Tuesday (November 28) saw the start of the second week of the hearing organised by the Planning Inspectorate.

It concerns a number footpaths in woodland near the village of Hayton, near Brampton, which were thought to be open to the public by local residents but the landowner, Roxlena, claims the area is private land and they should not be, and never have been, classed as public rights of way.

In 2021, the former Cumbria County Council declared a total of 18 footpaths and one bridleway at the site to by public rights of way and the landowner objected which led to the hearing which this week is being held at Cumbria House.

At times it has been described as a “David and Goliath” battle by a number of supporters of the footpaths after a number of them allegedly received letters from solicitors acting on behalf of the landowners, which claimed they could be liable for legal costs.

Sue Thomson, who lives in nearby Talkin, told Kathryn Saward, the inspector leading the hearing, she had previously withdrawn her statement after receiving such a letter which alleged there was a “possibility that legal costs could be claimed”.

She described the claim as a “threat” and said that she had no way of knowing how realistic it was that she could be liable for any costs.

However, Ms Thomson said she felt it was an important matter which was why she decided to give evidence on Tuesday.

She said she moved to Talkin in 1995 and she regularly used the network of footpaths in the woods near Hayton.

Ms Thomson named one of the public footpaths which was known locally as “Thief Street”. She said: “By 2000 it became a regular destination for me.”

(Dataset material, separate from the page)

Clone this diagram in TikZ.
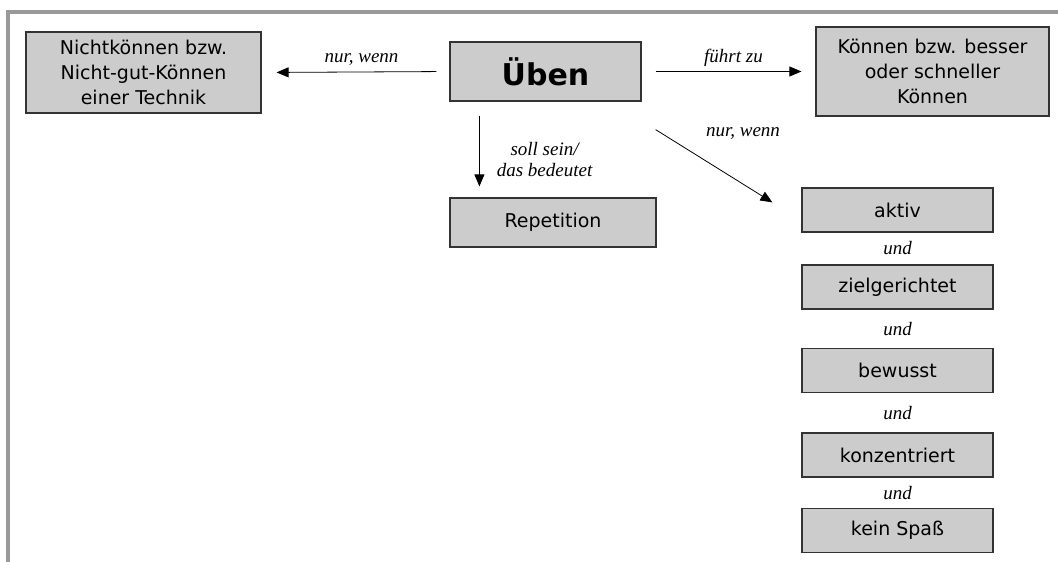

She said that she always used footpaths which were clearly defined and in 2010 she remembered that wire fencing and signs declaring the area to be private property were placed around the woodland.

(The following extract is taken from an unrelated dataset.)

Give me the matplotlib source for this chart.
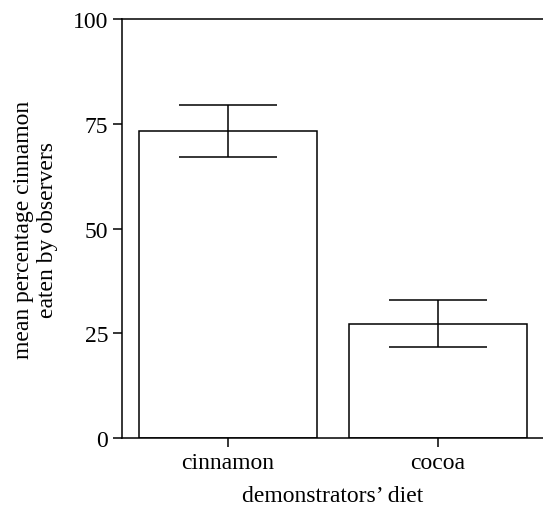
import matplotlib
matplotlib.use("Agg")
import matplotlib.pyplot as plt
import numpy as np

plt.rcParams['font.family'] = ['Liberation Serif', 'DejaVu Serif']

# data
diets = ['cinnamon', 'cocoa']
mean_pct = [73.3, 27.3]
err_pct = [6.2, 5.6]
y_ticks = [0, 25, 50, 75, 100]

fig = plt.figure(figsize=(5.43, 5.10), dpi=100)
ax = fig.add_axes([0.2247, 0.139, 0.7753, 0.822])

pos = np.arange(len(diets))
ax.bar(pos, mean_pct, width=0.85, color='white', edgecolor='black', linewidth=1.1)
ax.errorbar(pos, mean_pct, yerr=err_pct, fmt='none', ecolor='black',
            elinewidth=1.1, capsize=35, capthick=1.1)

ax.set_xlim(-0.505, 1.5)
ax.set_ylim(0, 100)
ax.set_xticks(pos)
ax.set_xticklabels(diets)
ax.set_yticks(y_ticks)
ax.tick_params(direction='out', length=6.5, width=1.1, labelsize=17)
ax.spines['right'].set_visible(False)
for s in ['left', 'bottom', 'top']:
    ax.spines[s].set_linewidth(1.1)

ax.set_xlabel("demonstrators\u2019 diet", fontsize=17)
ax.xaxis.set_label_coords(0.5, -0.112)
ax.set_ylabel("mean percentage cinnamon\neaten by observers", fontsize=17, linespacing=1.2)
ax.yaxis.set_label_coords(-0.152, 0.5)

plt.savefig("out.png", dpi=100)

Ms Thomson said that, up until that point, she did not regard herself as a trespasser and added: “I can only remember on one occasion where one stretch was closed for felling operations.”

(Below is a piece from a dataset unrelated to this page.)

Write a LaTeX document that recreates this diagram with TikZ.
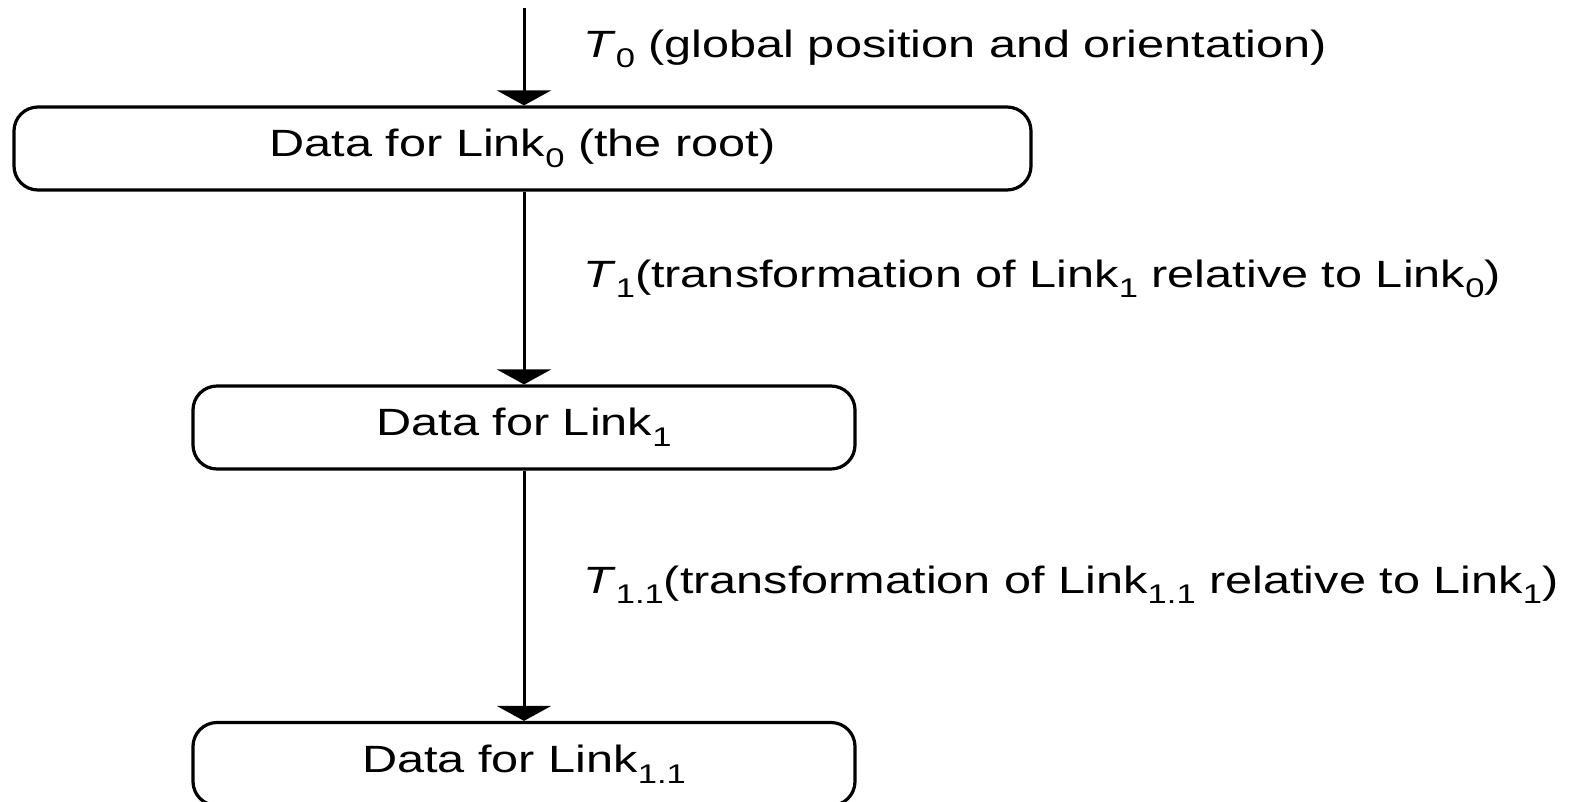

Catherine Allan told the inspector that she had lived in Brampton for nearly 50 years and she had used the footpaths in the woods since the early 1980s.

In addition she said she had kept dairies, which detailed her walks there and noted the plants and birds she observed, until the current landowner closed the woods.

She said she did not remember the man responsible for the upkeep of the woods who was mentioned by an earlier witness but admitted this could be because she was not a local resident of Hayton.

Mrs Allan said she did not visit the area during the Foot and Mouth outbreak of 2001 and added: “There’d be a gap in my diary when we no longer walked on the footpaths and had to use roads.”

The hearing is expected to finish on Thursday, December 7, and Ms Saward is expected to deliver her verdict after considering all the evidence.